I am overwhelmed by the sins that I have been personally hearing. I am sickened by what I have had to listen to. I am holding back so as not to offend you or gross you out because some things done in darkness should not be mentioned, but I repeat these things to show you what I mean. Many of you know who you are as you read this. Many of you know others who are engaging in these sins. Many of you are culpable yourselves. Somehow the devil has convinced us to stay quiet. He has whispered in our ears to cover sin and to keep it in the darkness, to enslave us and to keep us in the very pigpen that we have created.
I see over and over again the person trying to call the church to repentance being persecuted by the Body far more often than I see any repentance. It has somehow now become more wrong to call sin ‘sin’ than to actually sin.
The Word of God plainly calls us to expose sin. Rebuke it. Turn from it. Tell of it so others are afraid to sin in the same way. Confess it one to another so that we can be cleansed from all unrighteousness.
I see the swelling of the big churches and I hear people say one after the other that they have been hurt in church and that they are attending these large churches to hide for a time. It’s as if the churches swell with size but just like when the body swells it is not healthy. It is a sign that something is very wrong. I watch the church culture creep into a worldly humanistic view of life where worship songs are now more about how we feel than about God Himself and the truths He has laid out to express Himself. How many Chirstians have led another human being to a saving relationship with Jesus Christ? How many church members have seriously discipled a new believer? How many churches have prayer meetings where people actually get together and pray?
The Church Needs Prophets
I don’t know what kind of prophets it will take to call the church out of this. I don’t know what kind of prophets God is sending now. Are they loud and boisterous like John the Baptist telling people off from the river banks, or are they quiet and focused like Jonathan Edwards who simply read in a monotone voice his sermon, “Sinners in the hands of an angry God”? I can’t say that I think it actually matters, because it’s not in the voice calling the Body to repentance; it’s not in the tone or the method or the style or the passion. The Bible says it’s in the ear. To those who have an ear to hear, He speaks, regardless of the one He is speaking through.
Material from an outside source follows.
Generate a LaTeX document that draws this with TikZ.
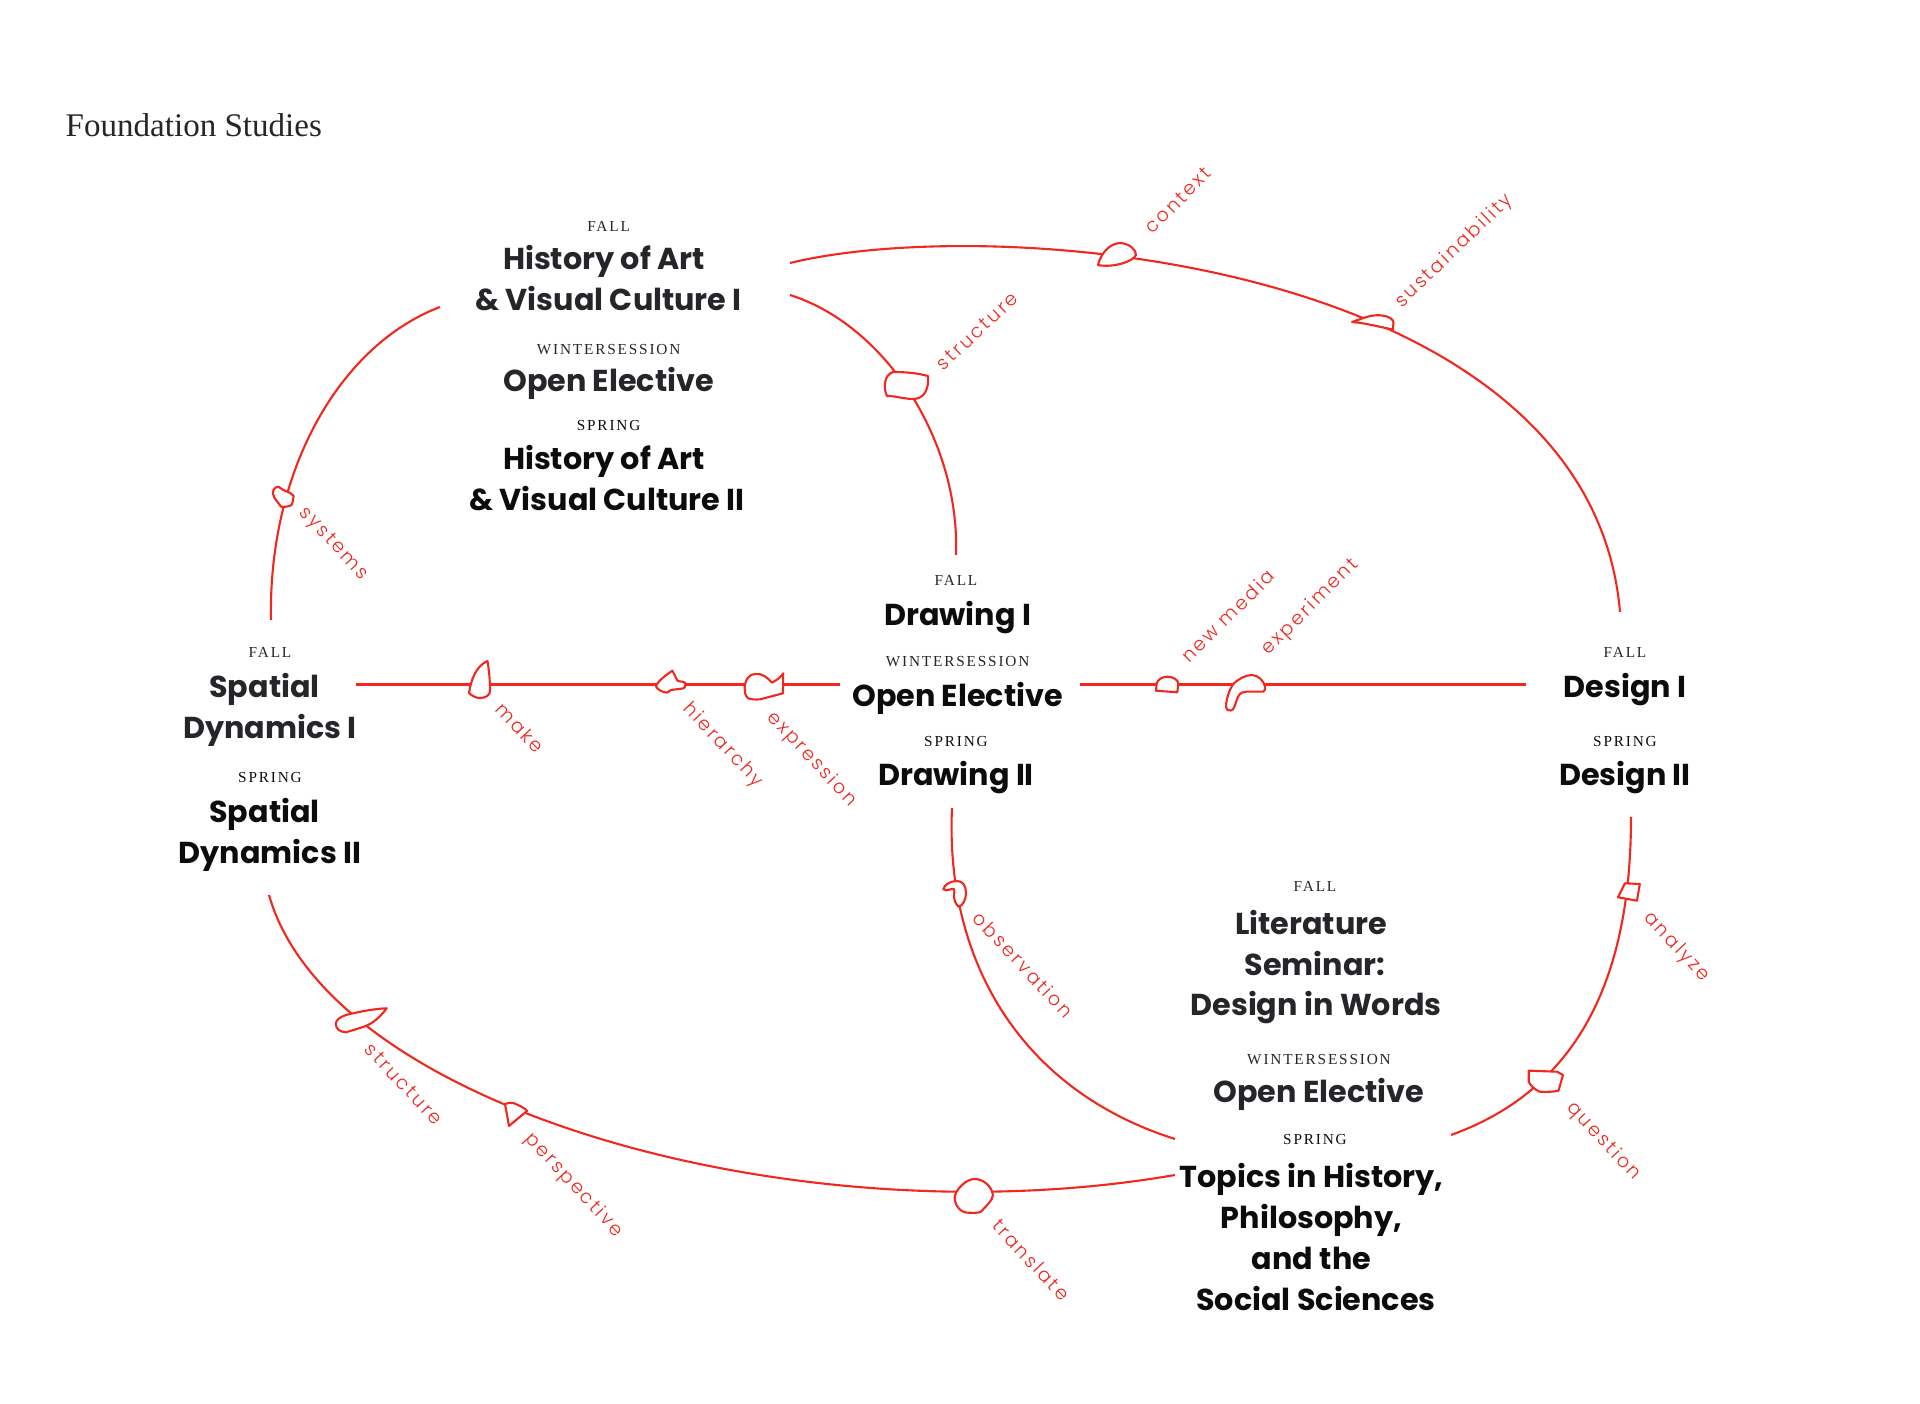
\documentclass[tikz,border=0pt]{standalone}
\usepackage{fontspec}
\setmainfont{Liberation Serif}
\newfontfamily\headf{Poppins Bold}
\newfontfamily\capsf{Liberation Serif}[LetterSpace=12]
\newfontfamily\labf{Poppins Light}[LetterSpace=12.5]
\definecolor{curve}{HTML}{F0281E}
\definecolor{inkA}{HTML}{26262A}
\definecolor{inkB}{HTML}{0C0C0E}
\tikzset{
  headA/.style={inner sep=0pt,text height=6.1pt,text depth=0pt,font=\headf\fontsize{8.6}{10}\selectfont,text=inkA},
  headB/.style={headA,text=inkB},
  termA/.style={inner sep=0pt,text height=3pt,text depth=0pt,font=\capsf\fontsize{4.35}{5}\selectfont,text=inkA},
  termB/.style={termA,text=inkB},
  lab/.style={inner sep=0pt,text height=3pt,text depth=0pt,font=\labf\fontsize{5.4}{6}\selectfont,text=curve},
  up/.style={lab,rotate=45},
  down/.style={lab,rotate=-47},
  conn/.style={draw=curve,line width=0.6pt},
  blob/.style={draw=curve,fill=white,line width=0.6pt,line join=round}
}
\begin{document}
\begin{tikzpicture}[x=0.01cm,y=-0.01cm]
\useasboundingbox (0,0) rectangle (1920,1404);
% connector ends
\coordinate (aS) at (790,263); \coordinate (aE) at (1620,612);
\coordinate (bS) at (790,295); \coordinate (bE) at (956,555);
\coordinate (cS) at (440,307); \coordinate (cE) at (271,620);
\coordinate (dS) at (356,684.5); \coordinate (dE) at (840,684.5);
\coordinate (eS) at (1080,684.5); \coordinate (eE) at (1526,684.5);
\coordinate (fS) at (952,808); \coordinate (fE) at (1175,1139);
\coordinate (gS) at (1631,817); \coordinate (gE) at (1451,1135);
\coordinate (hS) at (269,895); \coordinate (hE) at (1175,1175);
% connectors
\draw[conn] (aS) .. controls (1000,212) and (1590,262) .. (aE);
\draw[conn] (bS) .. controls (885,325) and (960,440) .. (bE);
\draw[conn] (cS) .. controls (340,345) and (268,470) .. (cE);
\draw[conn] (dS) -- (dE);
\draw[conn] (eS) -- (eE);
\draw[conn] (fS) .. controls (945,960) and (1020,1090) .. (fE);
\draw[conn] (gS) .. controls (1631,960) and (1590,1085) .. (gE);
\draw[conn] (hS) .. controls (330,1110) and (800,1240) .. (hE);
% blobs
\draw[blob] (893,372) .. controls (905,372) and (917,373) .. (928,376) .. controls (929,388) and (925,399) .. (913,399) .. controls (904,399) and (896,396) .. (887,396) .. controls (883,388) and (884,375) .. (893,372) -- cycle;
\draw[blob] (1098,265) .. controls (1102,250) and (1112,243) .. (1121,243) .. controls (1129,244) and (1136,249) .. (1136,255) .. controls (1133,262) and (1112,268) .. (1098,265) -- cycle;
\draw[blob] (1352,322) -- (1365,317.5) .. controls (1372,315) and (1378,315) .. (1382,315.5) .. controls (1389,316) and (1394,320) .. (1393.5,323) -- (1392.7,329.5) .. controls (1380,327) and (1365,323) .. (1352,322) -- cycle;
\draw[blob] (279,487) .. controls (284,492) and (290,491) .. (293.6,496) .. controls (293,500) and (293,503) .. (291.5,505) .. controls (288,507) and (284,507) .. (281,506.7) .. controls (278,502) and (274,499) .. (272.8,493.3) .. controls (273,489) and (276,486) .. (279,487) -- cycle;
\draw[blob] (487.5,661) .. controls (476,666) and (471,680) .. (469,693) .. controls (472,696) and (476,698) .. (480,698) .. controls (486,698) and (490,695) .. (490,691) .. controls (490,680) and (489,670) .. (487.5,661) -- cycle;
\draw[blob] (672.4,670.7) -- (677.4,680.7) .. controls (680,682) and (685,681) .. (685.7,684) .. controls (686,687) and (684,688) .. (683,688.5) -- (671,690) -- (667,692.7) .. controls (661,692) and (657,689) .. (655.8,686) .. controls (659,680) and (666,675) .. (672.4,670.7) -- cycle;
\draw[blob] (744.6,688.3) .. controls (745,680) and (749,674) .. (755,674) .. controls (762,673) and (768,678) .. (772,682.7) .. controls (777,680) and (781,677) .. (783.2,673.3) -- (783,693.3) -- (760.4,699.3) .. controls (755,700) and (750,699) .. (748,698.3) .. controls (745,695) and (744.6,692) .. (744.6,688.3) -- cycle;
\draw[blob] (1156.7,683.3) .. controls (1158,679) and (1163,676.7) .. (1167.3,676.7) .. controls (1173,676.7) and (1178,680) .. (1178.3,683.3) -- (1177.3,692.3) -- (1156,690.7) -- cycle;
\draw[blob] (1233.3,684) .. controls (1238,679) and (1246,675) .. (1251.7,675) .. controls (1258,675) and (1264,681) .. (1265,686.7) .. controls (1265,689) and (1265,691) .. (1263.3,691.7) -- (1246,691.7) .. controls (1240,692) and (1238,696) .. (1236.7,700) .. controls (1235,705) and (1234,710) .. (1231,710.5) .. controls (1228,711) and (1226,710) .. (1226,707) .. controls (1226,700) and (1229,690) .. (1233.3,684) -- cycle;
\draw[blob] (386.7,1008.3) .. controls (372,1009) and (358,1012) .. (346,1015) .. controls (340,1017) and (336,1020) .. (335.7,1024) .. controls (336,1029) and (340,1032) .. (346,1032.3) -- (361,1027.7) .. controls (370,1025) and (378,1020) .. (386.7,1008.3) -- cycle;
\draw[blob] (505,1104) .. controls (508,1102) and (511,1103) .. (514.3,1103.3) .. controls (520,1106) and (525,1108) .. (527,1111) -- (509,1126) -- cycle;
\draw[blob] (974.5,1179) .. controls (966,1179) and (955,1190) .. (954.6,1198) .. controls (955,1206) and (961,1213) .. (968.4,1212.7) .. controls (974,1213) and (978,1213) .. (981,1211.7) .. controls (986,1206) and (993,1200) .. (992.9,1195) .. controls (992,1187) and (984,1179) .. (974.5,1179) -- cycle;
\draw[blob] (957,881) .. controls (963,881) and (966,886) .. (966,893) .. controls (966,899) and (963,906) .. (958.5,906.7) .. controls (955,903) and (954,900) .. (954,896.7) .. controls (954,893) and (955,890) .. (954,889) .. controls (951,888) and (947,892) .. (943.4,889.3) .. controls (944,885) and (950,881) .. (957,881) -- cycle;
\draw[blob] (1625,883.3) -- (1639.8,884) -- (1637,900.7) -- (1618,897.3) -- cycle;
\draw[blob] (1528.7,1070.7) -- (1557,1071.7) -- (1563,1075) -- (1558.5,1090.7) .. controls (1553,1092) and (1546,1092) .. (1539.6,1091.7) .. controls (1534,1089) and (1530,1085) .. (1528.7,1081.7) -- cycle;
% title
\node[anchor=base west,inner sep=0pt,text=inkA,font=\fontsize{9.4}{11}\selectfont] (title) at (65,137) {Foundation Studies};
% history block
\node[termA] (t1) at (608.6,226.5) {FALL};
\node[headA] (n1) at (604,258.5) {History of Art};
\node[headA] (n2) at (608.6,299.5) {\& Visual Culture I};
\node[termA] (t2) at (608.6,349) {WINTERSESSION};
\node[headA] (n3) at (608.6,381) {Open Elective};
\node[termB] (t3) at (608.6,425) {SPRING};
\node[headB] (n4) at (604,459) {History of Art};
\node[headB] (n5) at (607,500) {\& Visual Culture II};
% spatial block
\node[termA] (t4) at (270,652.6) {FALL};
\node[headA] (n6) at (264.5,687) {Spatial};
\node[headA] (n7) at (270,728) {Dynamics I};
\node[termB] (t5) at (270,777.5) {SPRING};
\node[headB] (n8) at (264.5,812) {Spatial};
\node[headB] (n9) at (270,853) {Dynamics II};
% drawing block
\node[termA] (t6) at (956,580.4) {FALL};
\node[headB] (n10) at (957.6,614.7) {Drawing I};
\node[termA] (t7) at (957.6,661) {WINTERSESSION};
\node[headB] (n11) at (957.6,695.5) {Open Elective};
\node[termB] (t8) at (956,741) {SPRING};
\node[headB] (n12) at (956,774.5) {Drawing II};
% design block
\node[termA] (t9) at (1625,652.6) {FALL};
\node[headB] (n13) at (1625,687) {Design I};
\node[termB] (t10) at (1625,741) {SPRING};
\node[headB] (n14) at (1625,774.5) {Design II};
% literature block
\node[termA] (t11) at (1315,886.5) {FALL};
\node[headA] (n15) at (1311,924) {Literature};
\node[headA] (n16) at (1315,965) {Seminar:};
\node[headA] (n17) at (1316,1005) {Design in Words};
\node[termA] (t12) at (1319,1059) {WINTERSESSION};
\node[headA] (n18) at (1319,1092) {Open Elective};
\node[termB] (t13) at (1315,1139) {SPRING};
\node[headB] (n19) at (1311.5,1177) {Topics in History,};
\node[headB] (n20) at (1311.5,1218) {Philosophy,};
\node[headB] (n21) at (1311.5,1259) {and the};
\node[headB] (n22) at (1316,1300) {Social Sciences};
% concept labels
\node[up] (l1) at (1179,201) {context};
\node[up,rotate=-1] (l2) at (1454,251) {sustainability};
\node[up,rotate=-2] (l3) at (978,332) {structure};
\node[down] (l4) at (334,543) {systems};
\node[down] (l5) at (519,729) {make};
\node[down] (l6) at (723,745) {hierarchy};
\node[down] (l7) at (812,759) {expression};
\node[up] (l8) at (1229,617) {new media};
\node[up] (l9) at (1310,607) {experiment};
\node[down] (l10) at (1022,966) {observation};
\node[down] (l11) at (1677,947) {analyze};
\node[down] (l12) at (1604,1141) {question};
\node[down] (l13) at (403,1085) {structure};
\node[down] (l14) at (574,1185) {perspective};
\node[down] (l15) at (1030,1261) {translate};
\end{tikzpicture}
\end{document}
God is speaking, people. Can you hear Him? He is calling us to wake up, to see the circumstances around us. We have crawled into a pigpen of sin and he is waiting for us at the end of the driveway ready to run to embrace us, to put on us a new robe, a clean robe. He is ready to place upon our fingers a signet ring, giving us the authority of his home. He is waiting to pour out His Spirit on our land, and He is waiting for us to respond. Every single one of us. Sin has caught hold of the Body of Christ and we are in a desperate place. Will we hear the call to repent? Will we engage the passion of Him who desires a holy people? Will we get up out the pigpen and get back to where we belong? Will we obey well the admonitions of the Lord about sin and help our brother out as well?